Intelektual tradisional ini sesungguhnya adalah akademisi yang membeo, memberikan legitimasi kepada kebijakan-kebijakan yang tidak berpihak dan merugikan rakyat yang dilakukan oleh para penguasa dan oligarki yang memiliki kepentingan materil. Mereka diuntungkan dengan jabatan yang prestise, gaji yang tinggi, tunjangan, hibah proyek, dan keuntungan materil lainnya. Hanya sebagian kecil dari mereka yang tetap menjadi mitra kritis pemerintah karena telah terkooptasi dengan kekuasaan yang menjanjikan dan menyejahterakan.
Intelektual Organik
Kelompok intelektual selanjutnya adalah mereka para intelektual organik. Kelompok ini dengan penuh kesadaran dan keilmuan yang mereka miliki memilih jalan untuk melawan hegemoni pemerintahan yang menindas rakyat. Mereka memafaatkan keilmuan dan basis masanya untuk melakukan pencerahan dan mengentaskan masalah-masalah sosial yang terjadi di tengah masyarakat. Mereka tidak membeo pada penguasa, tetapi mereka juga tidak anti terhadap kekuasaan negara, namun mereka secara konsisten mempertahankan idealisme dan sikap kritisnya untuk kepentingan masyrakat.
Dalam pandangan Antonio Gramsci, negara bukanlah satu-satunya aktor yang memiliki peran penting seperti yang diungkapkan dalam teori realisme. Pandangannya lebih fokus terhadap hegemoni. Hegemoni yang ia maksud merupakan ketaatan secara sadar atas kekuatan seseorang yang dilakukan tidak dengan pemaksaan atau tindak kekerasan, melainkan adanya suatu control.
Dengan prespektif ini Antonio Gramsci mengajak untuk mengubah konsep tatanan internasional. Lahir atas dasar penundukkan dan praktek persetujuan. Jika dalam suatu kelompok menghendaki sebuah kemenangan dalam persetujuan, maka kelompok itu harus melahirkan blok sejarah, yaitu sekumpulan kekuatan sosial yang memperjuangkan kepentingan bersama-sama agar diakui sebagai pandangan dunia baru yang bersifat universal.
Gramsci menganggap bahwa untuk menghegemoni suatu kelompok diperlukan basis ideologi yang materil dan mendapat dukungan dari seorang intelektual. Menurutnya, semua orang termasuk dalam kategori intelektual tetapi tidak semuanya memiliki fungsi atau peran dalam kehidupan bermasyarakat. Ia mengubah arti hegemoni dari strategi menjadi suatu konsep, sama halnya dengan konsep Marxis mengenai kekuatan, kelas, hubungan produksi, dan negara.

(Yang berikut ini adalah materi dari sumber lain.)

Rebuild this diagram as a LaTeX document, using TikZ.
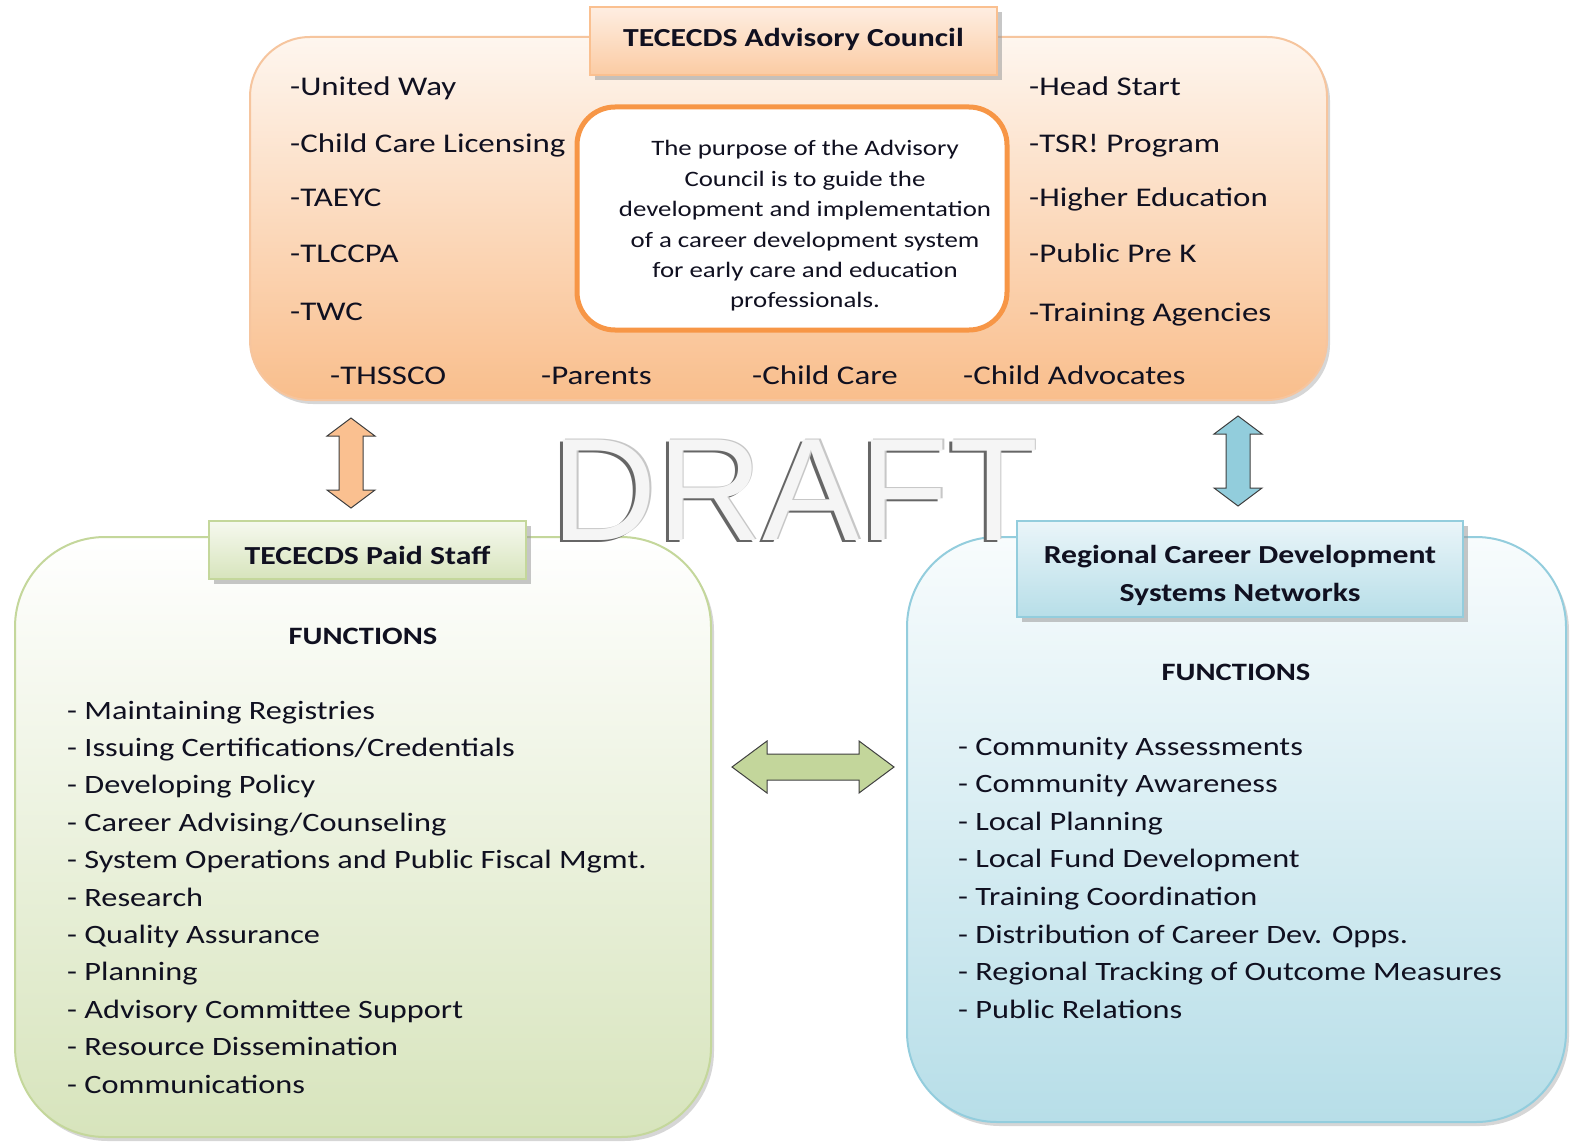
\documentclass[tikz,border=0pt]{standalone}
\usepackage{fontspec}
\setmainfont{Carlito}[FakeStretch=1.22]
\newfontfamily\draftfont{Liberation Sans}
\usetikzlibrary{shadows}
\definecolor{orTop}{HTML}{FEF6EF}
\definecolor{orBot}{HTML}{F9BE8C}
\definecolor{orLine}{HTML}{F6C59E}
\definecolor{orDeep}{HTML}{F79646}
\definecolor{orTitleTop}{HTML}{FEEEE2}
\definecolor{orTitleBot}{HTML}{FBCBA3}
\definecolor{orArrow}{HTML}{FAC090}
\definecolor{grTop}{HTML}{FFFFFF}
\definecolor{grBot}{HTML}{D7E4BC}
\definecolor{grLine}{HTML}{C4D79B}
\definecolor{grTitleTop}{HTML}{F6F9EF}
\definecolor{grArrow}{HTML}{C3D69B}
\definecolor{blTop}{HTML}{F8FCFD}
\definecolor{blBot}{HTML}{B7DEE8}
\definecolor{blLine}{HTML}{93CDDD}
\definecolor{blTitleTop}{HTML}{EAF5F9}
\definecolor{blArrow}{HTML}{92CDDC}
\definecolor{ink}{HTML}{101020}
\tikzset{
  bigbox/.style={rounded corners=#1, line width=2pt, inner sep=0pt,
    drop shadow={shadow xshift=3pt, shadow yshift=-4pt, opacity=0.35, fill=black!45}},
  titlebox/.style={line width=1.2pt, inner sep=0pt, align=center, text=ink,
    font=\bfseries\fontsize{26}{38}\selectfont,
    drop shadow={shadow xshift=5pt, shadow yshift=-5pt, opacity=0.55, fill=black!40}},
  member/.style={anchor=west, inner sep=0pt, text=ink, font=\fontsize{27}{32}\selectfont, text height=26pt, text depth=4pt},
  item/.style={anchor=west, inner sep=0pt, text=ink, font=\fontsize{26.5}{32}\selectfont, text height=26pt, text depth=4pt},
  funchead/.style={inner sep=0pt, text=ink, font=\bfseries\fontsize{25}{30}\selectfont},
  vdarrow/.pic={\draw[pic actions] (0,-45) -- (24,-27) -- (12,-27) -- (12,27) -- (24,27) -- (0,45)
      -- (-24,27) -- (-12,27) -- (-12,-27) -- (-24,-27) -- cycle;},
  hdarrow/.pic={\draw[pic actions] (-81,0) -- (-46,-26) -- (-46,-13) -- (46,-13) -- (46,-26) -- (81,0)
      -- (46,26) -- (46,13) -- (-46,13) -- (-46,26) -- cycle;},
  blockarrow/.style={draw=black!75, line width=1pt, line join=miter}
}
\begin{document}
\begin{tikzpicture}[x=1pt,y=-1pt]
\useasboundingbox[fill=white] (0,0) rectangle (1576,1145);

% ---------- Advisory council ----------
\node[bigbox=60pt, draw=orLine, top color=orTop, bottom color=orBot,
      minimum width=1077pt, minimum height=363pt] (council) at (788.5,218.5) {};
\node[rounded corners=38pt, draw=orDeep, line width=5pt, fill=white,
      minimum width=430pt, minimum height=223pt, inner sep=0pt] (purposebox) at (792,218.5) {};
\node[align=center, inner sep=0pt, text=ink, font=\fontsize{22}{30.4}\selectfont] (purpose) at (805,226)
  {The purpose of the Advisory\\Council is to guide the\\development and implementation\\of a career development system\\for early care and education\\professionals.};
\node[titlebox, draw=orArrow, top color=orTitleTop, bottom color=orTitleBot,
      minimum width=407pt, minimum height=68pt] (ctitle) at (793.5,41) {\raisebox{-6pt}[0pt][0pt]{TECECDS Advisory Council}};

\node[member] (m1) at (290,85) {-United Way};
\node[member] (m2) at (290,141) {-Child Care Licensing};
\node[member] (m3) at (290,195) {-TAEYC};
\node[member] (m4) at (290,251) {-TLCCPA};
\node[member] (m5) at (290,309) {-TWC};
\node[member] (m6) at (1029,85) {-Head Start};
\node[member] (m7) at (1029,141) {-TSR! Program};
\node[member] (m8) at (1029,195) {-Higher Education};
\node[member] (m9) at (1029,251) {-Public Pre K};
\node[member] (m10) at (1029,310) {-Training Agencies};
\node[member] (m11) at (330,373) {-THSSCO};
\node[member] (m12) at (541,373) {-Parents};
\node[member] (m13) at (752,373) {-Child Care};
\node[member] (m14) at (963,373) {-Child Advocates};

% ---------- Paid staff ----------
\node[bigbox=90pt, draw=grLine, top color=grTop, bottom color=grBot,
      minimum width=696pt, minimum height=600pt] (staff) at (363,837) {};
% ---------- Regional networks ----------
\node[bigbox=90pt, draw=blLine, top color=blTop, bottom color=blBot,
      minimum width=659pt, minimum height=585pt] (regional) at (1236.5,829.5) {};

% ---------- DRAFT watermark ----------
\node[anchor=base, inner sep=0pt, font=\draftfont\fontsize{146}{146}\selectfont] (draft) at (795,540)
  {\rlap{\kern-3pt\raisebox{-2pt}{\color{black!60}DRAFT}}\rlap{\kern1.5pt\raisebox{1pt}{\color{black!22}DRAFT}}\textcolor{black!4}{DRAFT}};

\node[titlebox, draw=grLine, top color=grTitleTop, bottom color=grBot,
      minimum width=317pt, minimum height=58pt] (stitle) at (367.5,550) {\raisebox{-14pt}[0pt][0pt]{TECECDS Paid Staff}};
\node[titlebox, draw=blLine, top color=blTitleTop, bottom color=blBot,
      minimum width=446pt, minimum height=96pt] (rtitle) at (1240,569) {\raisebox{-13pt}[0pt][0pt]{\parbox{440pt}{\centering Regional Career Development\\Systems Networks}}};

\node[funchead] (sfun) at (363,636) {FUNCTIONS};
\node[funchead] (rfun) at (1236,672) {FUNCTIONS};

\foreach \t [count=\i] in {Maintaining Registries, Issuing Certifications/Credentials, Developing Policy,
  Career Advising/Counseling, System Operations and Public Fiscal Mgmt., Research, Quality Assurance,
  Planning, Advisory Committee Support, Resource Dissemination, Communications}
  \node[item] (s\i) at (67,{708+37.4*(\i-1)}) {- \t};

\foreach \t [count=\i] in {Community Assessments, Community Awareness, Local Planning, Local Fund Development,
  Training Coordination, Distribution of Career Dev. Opps., Regional Tracking of Outcome Measures, Public Relations}
  \node[item] (r\i) at (958,{744+37.6*(\i-1)}) {- \t};

% ---------- block arrows ----------
\pic[blockarrow, fill=orArrow] at (351,463) {vdarrow};
\pic[blockarrow, fill=blArrow] at (1238,461) {vdarrow};
\pic[blockarrow, fill=grArrow] at (813,767) {hdarrow};
\end{tikzpicture}
\end{document}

Dalam buku lainnya yang membincangkan tentang intelektual, datang dari seorang pemikir ahli linguistik Noam Chomsky, yang berjudul It is the Responbility of Intelectuals to Speak the Truth and Expoes the Lies. Buku ini menjelaskan dengan terang seharusnya posisi intelektual dalam berbagai keadaan dan tantangan.
Sesuai dengan judul yang ditulis Chomsky, bahwa tanggung jawab kaum intelektual adalah mengatakan hal yang benar dan mengungkap kebohongan meski dapat merugikan kepentingan nasional dan negara harusnya mengedepankan kepentingan kemanusiaan bagi rakyatnya.
***
Negara sebagai kekuatan yang besar dengan medianya, intelijennya, dan perangkat lainnya dengan sangat mudah membuat kebohongan dan mempropagandakannya. Karenanya, tugas kaum intelektual adalah mengungkap kebenaran kepada publik.
“Mengenai tanggung jawab intelektual, bagi saya tidak banyak yang bisa dikatakan selain beberapa kebenaran sederhana. Intelektual biasanya memiliki hak istimewa, hanya pengamatan tentang penggunaan istilah tersebut. Hak istimewa menghasilkan kesempatan, dan kesempatan menganugerahkan tanggung jawab. Seorang individu kemudian memiliki pilihan, ” ungkap Chomsky dalam bukunya.